#### INFORMATION SHOWN

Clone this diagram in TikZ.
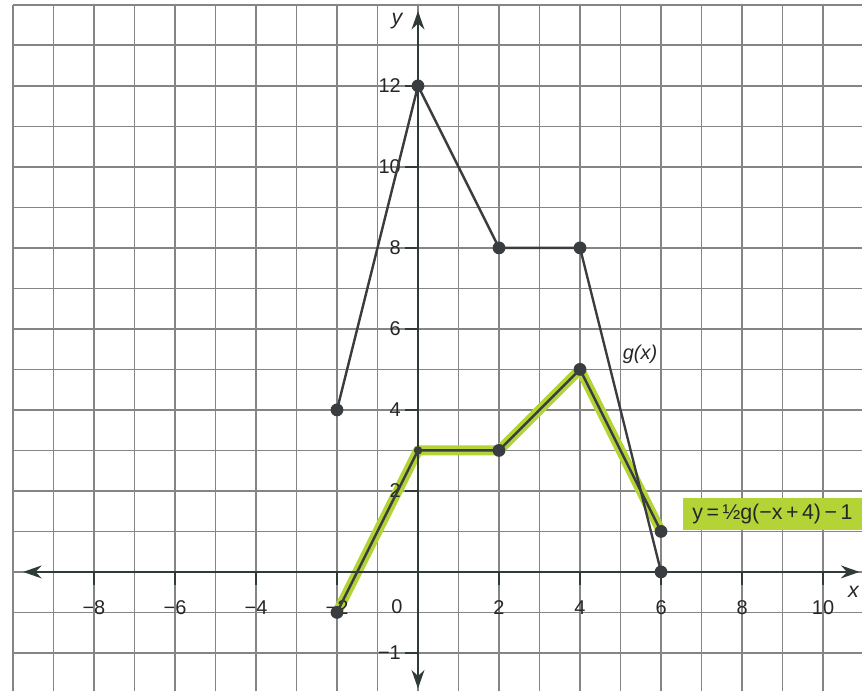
\documentclass[tikz,border=0pt]{standalone}
\usepackage{fontspec}
\setmainfont{Liberation Sans}
\usetikzlibrary{arrows.meta,positioning}

\definecolor{gridgray}{HTML}{858585}
\definecolor{axisdark}{HTML}{2F3B37}
\definecolor{curvedark}{HTML}{3A3D40}
\definecolor{hlgreen}{HTML}{B4D336}

\tikzset{
  gridline/.style={draw=gridgray,line width=1.2pt},
  axisline/.style={draw=axisdark,line width=1.8pt,{Stealth[length=13pt,width=9pt]}-{Stealth[length=13pt,width=9pt]}},
  tickmark/.style={draw=axisdark,line width=1.4pt},
  curveline/.style={draw=curvedark,line width=1.7pt,line join=round},
  hlline/.style={draw=hlgreen,line width=7pt,line join=round,line cap=round},
  ptdot/.style={circle,fill=curvedark,inner sep=0pt,minimum size=9pt},
  ticklbl/.style={font=\fontsize{14}{16}\selectfont,text=black!85},
}

\begin{document}
\begin{tikzpicture}[x=1cm,y=1cm]
    \useasboundingbox (-10.32,-2.95) rectangle (11.06,14.12);

    % Grid
    \draw[gridline] (-10,-2.95) grid (10.96,14);

    % Points of g and of the transformed graph
    \foreach \n/\x/\y in {g1/-2/4, g2/0/12, g3/2/8, g4/4/8, g5/6/0}
        \coordinate (\n) at (\x,\y);
    \foreach \n/\x/\y in {h1/-2/-1, h2/0/3, h3/2/3, h4/4/5, h5/6/1}
        \coordinate (\n) at (\x,\y);

    % Highlight of y = 1/2 g(-x+4) - 1
    \draw[hlline] (h1) -- (h2) -- (h3) -- (h4) -- (h5);

    % Axes
    \coordinate (xmin) at (-9.75,0);
    \coordinate (xmax) at (10.9,0);
    \coordinate (ymin) at (0,-2.88);
    \coordinate (ymax) at (0,13.85);
    \draw[axisline] (xmin) -- (xmax);
    \draw[axisline] (ymin) -- (ymax);

    % Ticks and labels
    \foreach \x/\t in {-8/−8, -6/−6, -4/−4, -2/−2, 2/2, 4/4, 6/6, 8/8, 10/10} {
        \draw[tickmark] (\x,0) -- (\x,-0.32);
        \node[ticklbl] (xl\x) at (\x,-0.88) {\t};
    }
    \foreach \y/\t in {-2/−1, 2/2, 4/4, 6/6, 8/8, 10/10, 12/12} {
        \draw[tickmark] (-0.32,\y) -- (0,\y);
        \node[ticklbl,anchor=east] (yl\y) at (-0.3,\y) {\t};
    }
    \node[ticklbl] (orig) at (-0.52,-0.86) {0};
    \node[ticklbl,font=\fontsize{15}{17}\selectfont\itshape] (xlab) at (10.75,-0.5) {x};
    \node[ticklbl,font=\fontsize{15}{17}\selectfont\itshape] (ylab) at (-0.52,13.6) {y};

    % Graphs
    \draw[curveline] (g1) -- (g2) -- (g3) -- (g4) -- (g5);
    \draw[curveline] (h1) -- (h2) -- (h3) -- (h4) -- (h5);
    \foreach \n in {g1,g2,g3,g4,g5,h1,h3,h4,h5}
        \node[ptdot] at (\n) {};
    \node[ptdot,minimum size=6pt] at (h2) {};

    % Curve labels
    \node[ticklbl,font=\fontsize{14}{16}\selectfont\itshape] (glab) at (5.48,5.36) {g(x)};
    \node[fill=hlgreen,minimum width=4.4cm,minimum height=0.8cm,inner sep=1pt,
          font=\fontsize{15}{17}\selectfont,text=black!85] (hlab) at (8.75,1.43)
          {y\,=\,½g(−x\,+\,4)\,−\,1};
\end{tikzpicture}
\end{document}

#### AIM OF THE EXERCISE
Give again, word for word, every line from the top of the data above to the line holding "(ymin) -- (ymax);", inclusive, with the pictures left out.

#### RESULT FOR THIS TASK
Clone this diagram in TikZ.
\documentclass[tikz,border=0pt]{standalone}
\usepackage{fontspec}
\setmainfont{Liberation Sans}
\usetikzlibrary{arrows.meta,positioning}

\definecolor{gridgray}{HTML}{858585}
\definecolor{axisdark}{HTML}{2F3B37}
\definecolor{curvedark}{HTML}{3A3D40}
\definecolor{hlgreen}{HTML}{B4D336}

\tikzset{
  gridline/.style={draw=gridgray,line width=1.2pt},
  axisline/.style={draw=axisdark,line width=1.8pt,{Stealth[length=13pt,width=9pt]}-{Stealth[length=13pt,width=9pt]}},
  tickmark/.style={draw=axisdark,line width=1.4pt},
  curveline/.style={draw=curvedark,line width=1.7pt,line join=round},
  hlline/.style={draw=hlgreen,line width=7pt,line join=round,line cap=round},
  ptdot/.style={circle,fill=curvedark,inner sep=0pt,minimum size=9pt},
  ticklbl/.style={font=\fontsize{14}{16}\selectfont,text=black!85},
}

\begin{document}
\begin{tikzpicture}[x=1cm,y=1cm]
    \useasboundingbox (-10.32,-2.95) rectangle (11.06,14.12);

    % Grid
    \draw[gridline] (-10,-2.95) grid (10.96,14);

    % Points of g and of the transformed graph
    \foreach \n/\x/\y in {g1/-2/4, g2/0/12, g3/2/8, g4/4/8, g5/6/0}
        \coordinate (\n) at (\x,\y);
    \foreach \n/\x/\y in {h1/-2/-1, h2/0/3, h3/2/3, h4/4/5, h5/6/1}
        \coordinate (\n) at (\x,\y);

    % Highlight of y = 1/2 g(-x+4) - 1
    \draw[hlline] (h1) -- (h2) -- (h3) -- (h4) -- (h5);

    % Axes
    \coordinate (xmin) at (-9.75,0);
    \coordinate (xmax) at (10.9,0);
    \coordinate (ymin) at (0,-2.88);
    \coordinate (ymax) at (0,13.85);
    \draw[axisline] (xmin) -- (xmax);
    \draw[axisline] (ymin) -- (ymax);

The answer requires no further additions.